TASK STATEMENT
Write the lines out again, from the top of the material to the line containing "import * as", pictures excluded.

··· INPUT ROWS

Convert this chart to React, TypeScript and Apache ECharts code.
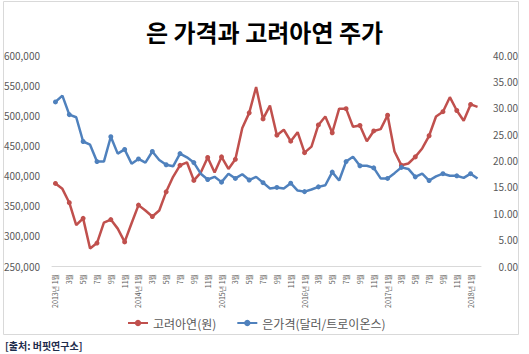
import React, { useEffect, useRef } from "react";
import * as echarts from "echarts";

const months: string[] = [
  "2013년 1월", "2월", "3월", "4월", "5월", "6월", "7월", "8월", "9월", "10월", "11월", "12월",
  "2014년 1월", "2월", "3월", "4월", "5월", "6월", "7월", "8월", "9월", "10월", "11월", "12월",
  "2015년 1월", "2월", "3월", "4월", "5월", "6월", "7월", "8월", "9월", "10월", "11월", "12월",
  "2016년 1월", "2월", "3월", "4월", "5월", "6월", "7월", "8월", "9월", "10월", "11월", "12월",
  "2017년 1월", "2월", "3월", "4월", "5월", "6월", "7월", "8월", "9월", "10월", "11월", "12월",
  "2018년 1월", "2월",
];

const zincPrice: number[] = [
  387000, 378000, 355000, 318000, 329000, 279000, 288000, 322000, 327000, 312000, 290000, 321000,
  351000, 342000, 332000, 342000, 373000, 398000, 417000, 422000, 392000, 405000, 430000, 405000,
  431000, 411000, 427000, 479000, 504000, 547000, 494000, 516000, 467000, 476000, 457000, 472000,
  438000, 448000, 484000, 498000, 471000, 511000, 511000, 481000, 483000, 457000, 474000, 477000,
  500000, 440000, 417000, 420000, 431000, 445000, 466000, 498000, 506000, 530000, 508000, 491000,
  518000, 514000,
];

const silverPrice: number[] = [
  31.1, 32.3, 28.7, 28.2, 23.6, 23.0, 19.8, 19.8, 24.5, 21.3, 22.1, 19.4,
  20.3, 19.6, 21.7, 20.1, 19.2, 18.9, 21.3, 20.6, 19.6, 17.5, 16.4, 16.9,
  15.9, 17.5, 16.6, 17.4, 16.3, 16.9, 15.8, 14.7, 14.9, 14.7, 15.7, 14.3,
  14.1, 14.5, 15.0, 15.3, 17.8, 16.2, 19.8, 20.7, 19.0, 19.0, 18.6, 16.6,
  16.6, 17.6, 18.7, 18.4, 16.9, 17.5, 16.2, 17.0, 17.5, 17.1, 17.1, 16.7,
  17.5, 16.6,
];

const seriesNames: string[] = ["고려아연(원)", "은가격(달러/트로이온스)"];
const titleText = "은 가격과 고려아연 주가";
const sourceText = "[출처: 버핏연구소]";

const FONT = "'Noto Sans CJK KR', 'Noto Sans', sans-serif";
const RED = "#C0504D";
const BLUE = "#4F81BD";
const LABEL = "#595959";

export default function App() {
  const ref = useRef<HTMLDivElement>(null);
  useEffect(() => {
    if (!ref.current) return;
    const chart = echarts.init(ref.current, null, { renderer: "svg" });
    chart.setOption({
      animation: false,
      backgroundColor: "#ffffff",
      textStyle: { fontFamily: FONT },
      title: {
        text: titleText,
        left: "center",
        top: 14,
        textStyle: { fontFamily: FONT, fontSize: 24, fontWeight: "bold", color: "#000000" },
      },
      legend: {
        data: seriesNames,
        left: 122,
        top: 312,
        itemWidth: 20,
        itemHeight: 8,
        itemGap: 20,
        textStyle: { fontFamily: FONT, fontSize: 12, color: LABEL },
      },
      grid: { left: 52, right: 48, top: 55, height: 211, containLabel: false },
      xAxis: {
        type: "category",
        data: months,
        boundaryGap: true,
        axisLine: { show: true, lineStyle: { color: "#D9D9D9", width: 1 } },
        axisTick: { show: false },
        axisLabel: {
          interval: 1,
          rotate: 90,
          fontSize: 7,
          color: LABEL,
          margin: 8,
          fontFamily: FONT,
        },
      },
      yAxis: [
        {
          type: "value",
          min: 250000,
          max: 600000,
          interval: 50000,
          position: "left",
          axisLine: { show: false },
          axisTick: { show: false },
          splitLine: { show: false },
          axisLabel: {
            fontSize: 10,
            color: LABEL,
            margin: 12,
            fontFamily: FONT,
            formatter: (v: number) => v.toLocaleString("en-US"),
          },
        },
        {
          type: "value",
          min: 0,
          max: 40,
          interval: 5,
          position: "right",
          axisLine: { show: false },
          axisTick: { show: false },
          splitLine: { show: false },
          axisLabel: {
            fontSize: 10,
            color: LABEL,
            margin: 37,
            align: "right",
            fontFamily: FONT,
            formatter: (v: number) => v.toFixed(2),
          },
        },
      ],
      series: [
        {
          name: seriesNames[0],
          type: "line",
          yAxisIndex: 0,
          data: zincPrice,
          symbol: "circle",
          symbolSize: 5,
          lineStyle: { color: RED, width: 2.5 },
          itemStyle: { color: RED },
        },
        {
          name: seriesNames[1],
          type: "line",
          yAxisIndex: 1,
          data: silverPrice,
          symbol: "circle",
          symbolSize: 5,
          lineStyle: { color: BLUE, width: 2.5 },
          itemStyle: { color: BLUE },
        },
      ],
      graphic: [
        {
          type: "rect",
          shape: { x: 3.5, y: 1.5, width: 515, height: 333 },
          style: { fill: "none", stroke: "#D9D9D9", lineWidth: 1 },
          silent: true,
          z: -1,
        },
        {
          type: "text",
          left: 5,
          top: 340,
          style: {
            text: sourceText,
            font: `bold 10px ${FONT}`,
            fill: "#1F2D4D",
          },
        },
      ],
    });
    return () => chart.dispose();
  }, []);
  return (
    <div
      ref={ref}
      style={{ position: "fixed", left: 0, top: 0, width: 529, height: 354 }}
    />
  );
}
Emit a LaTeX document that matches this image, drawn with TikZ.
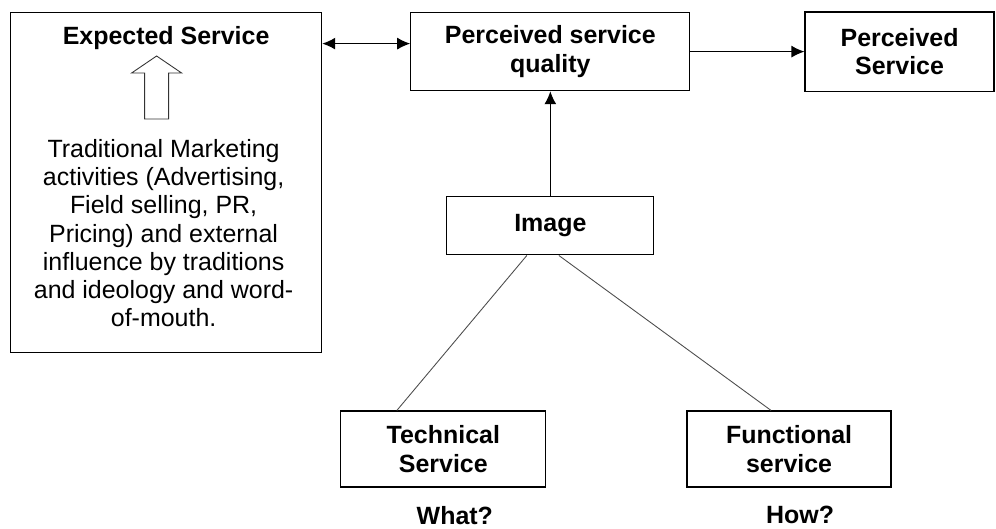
\documentclass[tikz,border=0pt]{standalone}
\usepackage{fontspec}
\setmainfont{Liberation Sans}
\usetikzlibrary{arrows.meta, positioning}

\begin{document}
\begin{tikzpicture}[
    node distance=6mm and 5mm,
    process/.style = {rectangle, draw, line width=0.7pt, align=center, inner sep=0pt, font = \fontsize{14.2}{16.1}\selectfont\bfseries},
    caption/.style = {inner sep=0pt, font = \fontsize{14.2}{16.1}\selectfont\bfseries},
    plain/.style = {align=center, inner sep=0pt, font = \fontsize{14.2}{16.1}\selectfont},
    link/.style = {line width=0.5pt, black!70},
    >={Latex[length=2.6mm, width=2.4mm]}]

\node[process, minimum width=62.2mm, minimum height=68mm] (A) {};
\useasboundingbox ([xshift=-2mm, yshift=2.4mm]A.north west) rectangle ++(199.2mm,-105.6mm);
\node[caption, anchor=base] (B) at ([yshift=-6.4mm]A.north) {Expected Service};
\coordinate (K) at ([xshift=-1.9mm, yshift=-8.8mm]A.north);
\node[plain] (C) at ([xshift=-0.5mm, yshift=-10.1mm]A.center) {Traditional Marketing\\
  activities (Advertising,\\
  Field selling, PR,\\
  Pricing) and external\\
  influence by traditions\\
  and ideology and word-\\
  of-mouth.};
\node[process, minimum width=55.8mm, minimum height=15.6mm, right=17.6mm of A.north east, anchor=north west] (D) {Perceived service\\quality};
\node[process, minimum width=37.8mm, minimum height=15.8mm, right=22.8mm of D] (E) {Perceived\\Service};
\node[process, minimum width=41.4mm, minimum height=11.6mm, below=21mm of D] (F) {Image};
\node[process, minimum width=41mm, minimum height=15.2mm, below=31mm of F, xshift=-21.4mm] (G) {Technical\\Service};
\node[process, minimum width=40.8mm, minimum height=15.2mm, right=28mm of G] (H) {Functional\\service};
\node[caption, below=3.6mm of G, xshift=2.3mm] (I) {What?};
\node[caption, below=3.6mm of H, xshift=2.2mm] (J) {How?};

% hollow arrow
\draw[line width=0.5pt, black!80] (K) -- ++(5mm,-3.4mm) -- ++(-2.6mm,0) -- ++(0,-9.2mm) -- ++(-4.8mm,0) -- ++(0,9.2mm) -- ++(-2.6mm,0) -- cycle;

%connectors
\draw[<->, line width=0.7pt] ([yshift=1.6mm]D.west -| A.east) -- ([yshift=1.6mm]D.west);
\draw[->, line width=0.7pt] (D) -- (E);
\draw[->, line width=0.7pt] (F) -- (D);
\draw[link] ([xshift=-4.7mm]F.south) -- ([xshift=-9.3mm]G.north);
\draw[link] ([xshift=1.7mm]F.south) -- ([xshift=-3.6mm]H.north);
\end{tikzpicture}
\end{document}
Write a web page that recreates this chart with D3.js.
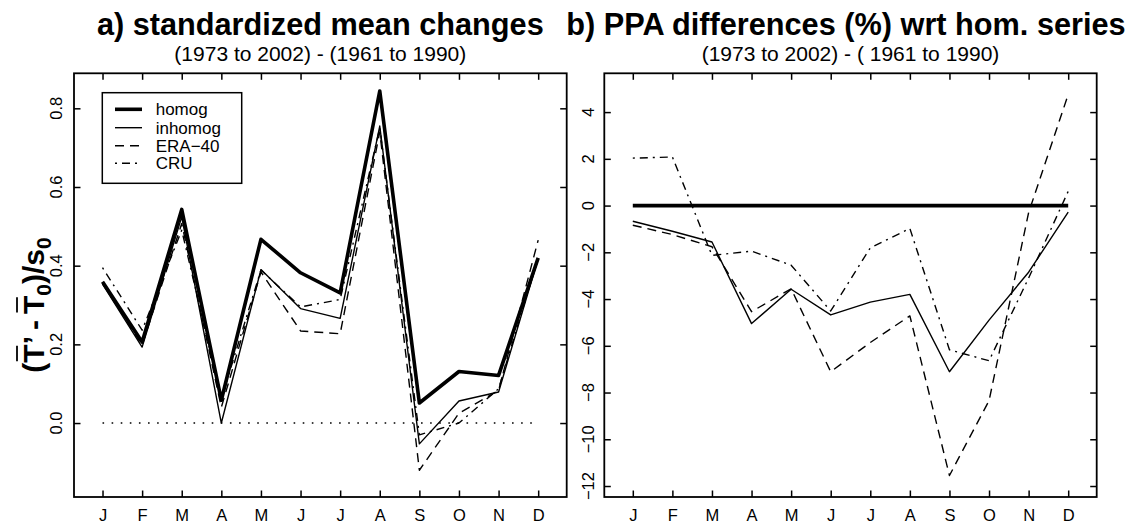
<!DOCTYPE html>
<html><head><meta charset="utf-8">
<script src="https://cdn.jsdelivr.net/npm/d3@7"></script>
<style>body{margin:0;background:#fff}svg{display:block}text{font-family:"Liberation Sans",Arial,sans-serif;fill:#000}</style>
</head><body><svg id="c" width="1128" height="524"></svg>
<script>
const months = ["J","F","M","A","M","J","J","A","S","O","N","D"];
const ticksA = [0.0,0.2,0.4,0.6,0.8];
const ticksB = [-12,-10,-8,-6,-4,-2,0,2,4];
const seriesNames = ["homog","inhomog","ERA\u221240","CRU"];
// panel a: standardized mean changes
const aHomog   = [0.359,0.206,0.543,0.058,0.467,0.382,0.331,0.844,0.051,0.131,0.121,0.420];
const aInhomog = [0.353,0.193,0.524,0.000,0.390,0.291,0.266,0.755,-0.053,0.056,0.079,0.418];
const aERA     = [0.355,0.198,0.507,0.040,0.384,0.234,0.227,0.740,-0.120,0.025,0.083,0.465];
const aCRU     = [0.395,0.236,0.490,0.062,0.389,0.295,0.314,0.750,-0.030,0.000,0.087,0.420];
// panel b: PPA differences (%)
const bHomog   = [0,0,0,0,0,0,0,0,0,0,0,0];
const bInhomog = [-0.67,-1.10,-1.56,-5.05,-3.58,-4.68,-4.13,-3.80,-7.11,-4.90,-2.85,-0.28];
const bERA     = [-0.84,-1.24,-1.76,-4.54,-3.56,-7.11,-5.86,-4.72,-11.55,-8.35,-0.30,4.75];
const bCRU     = [2.03,2.08,-2.13,-1.95,-2.55,-4.51,-1.81,-0.98,-6.17,-6.64,-3.10,0.61];

const styles = [
  {w:3.6, dash:null},
  {w:1.4, dash:null},
  {w:1.4, dash:"9,6"},
  {w:1.4, dash:"2,5,8,5"}
];
const svg = d3.select("#c");
const font = '"Liberation Sans",Arial,sans-serif';

function panel(x0,x1,yDom,ticks,fmt,data,labX){
  const y0=73.3,y1=497;
  const x = d3.scaleLinear().domain([0.28,12.72]).range([x0,x1]);
  const y = d3.scaleLinear().domain(yDom).range([y1,y0]);
  const g = svg.append("g");
  const idx = d3.range(1,13);
  const tl=6.5;
  g.append("g").attr("transform",`translate(0,${y1})`)
    .call(d3.axisBottom(x).tickValues(idx).tickSizeInner(-tl).tickSizeOuter(0).tickFormat(d=>months[d-1]))
    .call(s=>{s.select(".domain").remove();s.selectAll("line").attr("stroke-width",1.5);
      s.selectAll("text").attr("y",24).attr("dy",0).style("font-size","16.5px").style("font-family",font);});
  g.append("g").attr("transform",`translate(0,${y0})`)
    .call(d3.axisTop(x).tickValues(idx).tickSizeInner(-tl).tickSizeOuter(0).tickFormat(""))
    .call(s=>{s.select(".domain").remove();s.selectAll("line").attr("stroke-width",1.5);});
  g.append("g").attr("transform",`translate(${x0},0)`)
    .call(d3.axisLeft(y).tickValues(ticks).tickSizeInner(-tl).tickSizeOuter(0).tickFormat(""))
    .call(s=>{s.select(".domain").remove();s.selectAll("line").attr("stroke-width",1.5);});
  g.append("g").attr("transform",`translate(${x1},0)`)
    .call(d3.axisRight(y).tickValues(ticks).tickSizeInner(-tl).tickSizeOuter(0).tickFormat(""))
    .call(s=>{s.select(".domain").remove();s.selectAll("line").attr("stroke-width",1.5);});
  ticks.forEach(t=>{
    g.append("text").attr("transform",`translate(${labX},${y(t)}) rotate(-90)`)
      .attr("text-anchor","middle").attr("dy","0.35em").style("font-size","16.5px").text(fmt(t));
  });
  g.append("rect").attr("x",x0).attr("y",y0).attr("width",x1-x0).attr("height",y1-y0)
    .attr("fill","none").attr("stroke","#000").attr("stroke-width",1.8);
  const line = d3.line().x((d,i)=>x(i+1)).y(d=>y(d));
  data.forEach((ser,k)=>{
    g.append("path").attr("d",line(ser)).attr("fill","none").attr("stroke","#000")
      .attr("stroke-width",styles[k].w).attr("stroke-dasharray",styles[k].dash)
      .attr("stroke-linejoin","round");
  });
  return {x,y,g};
}

const A = panel(74,566.7,[-0.188,0.889],ticksA,d=>d.toFixed(1),[aHomog,aInhomog,aERA,aCRU],56);
A.g.append("line").attr("x1",A.x(1)).attr("x2",A.x(12)).attr("y1",A.y(0)).attr("y2",A.y(0))
  .attr("stroke","#000").attr("stroke-width",1.6).attr("stroke-dasharray","1.6,7.5");
const B = panel(604.3,1096.7,[-12.47,5.66],ticksB,d=>d<0?"\u2212"+Math.abs(d):String(d),[bHomog,bInhomog,bERA,bCRU],588);

// titles
svg.append("text").attr("x",320.3).attr("y",35).attr("text-anchor","middle")
  .style("font-size","30.7px").style("font-weight","bold").text("a) standardized mean changes");
svg.append("text").attr("x",320.3).attr("y",61).attr("text-anchor","middle")
  .style("font-size","21px").text("(1973 to 2002) - (1961 to 1990)");
svg.append("text").attr("x",846).attr("y",35).attr("text-anchor","middle")
  .style("font-size","30.7px").style("font-weight","bold").text("b) PPA differences (%) wrt hom. series");
svg.append("text").attr("x",850.5).attr("y",61).attr("text-anchor","middle")
  .style("font-size","21px").text("(1973 to 2002) - ( 1961 to 1990)");

// legend
const lg = svg.append("g");
lg.append("rect").attr("x",102.3).attr("y",92.7).attr("width",139.4).attr("height",90.6)
  .attr("fill","#fff").attr("stroke","#000").attr("stroke-width",1.5);
const ly=[109.3,127.7,145.7,163.3];
seriesNames.forEach((n,k)=>{
  lg.append("line").attr("x1",115).attr("x2",142).attr("y1",ly[k]).attr("y2",ly[k])
    .attr("stroke","#000").attr("stroke-width",styles[k].w).attr("stroke-dasharray",styles[k].dash);
  lg.append("text").attr("x",155.7).attr("y",ly[k]).attr("dy","0.35em").style("font-size","17px").text(n);
});

// y-axis label (T'-T0)/s0 with overbars
const yl = svg.append("g").attr("transform","translate(33,305) rotate(-90)");
const yt = yl.append("text").attr("text-anchor","middle").attr("dy","0.35em")
  .style("font-size","30px").style("font-weight","bold");
yt.append("tspan").text("(");
yt.append("tspan").text("T");
yt.append("tspan").text("\u2019\u2009-\u2009");
yt.append("tspan").text("T");
yt.append("tspan").text("0").attr("dy","7").style("font-size","21px");
yt.append("tspan").text(")/s").attr("dy","-7");
yt.append("tspan").text("0").attr("dy","7").style("font-size","21px");
const node = yt.node();
[1,6].forEach(ci=>{
  const s = node.getStartPositionOfChar(ci), e = node.getEndPositionOfChar(ci);
  yl.append("line").attr("x1",s.x+1.5).attr("x2",e.x-1.5).attr("y1",-16).attr("y2",-16)
    .attr("stroke","#000").attr("stroke-width",1.8);
});
</script></body></html>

······

RESULT OF THIS EXERCISE
Convert this chart to React, TypeScript and Apache ECharts code.
import React, { useEffect, useRef } from "react";
import * as echarts from "echarts";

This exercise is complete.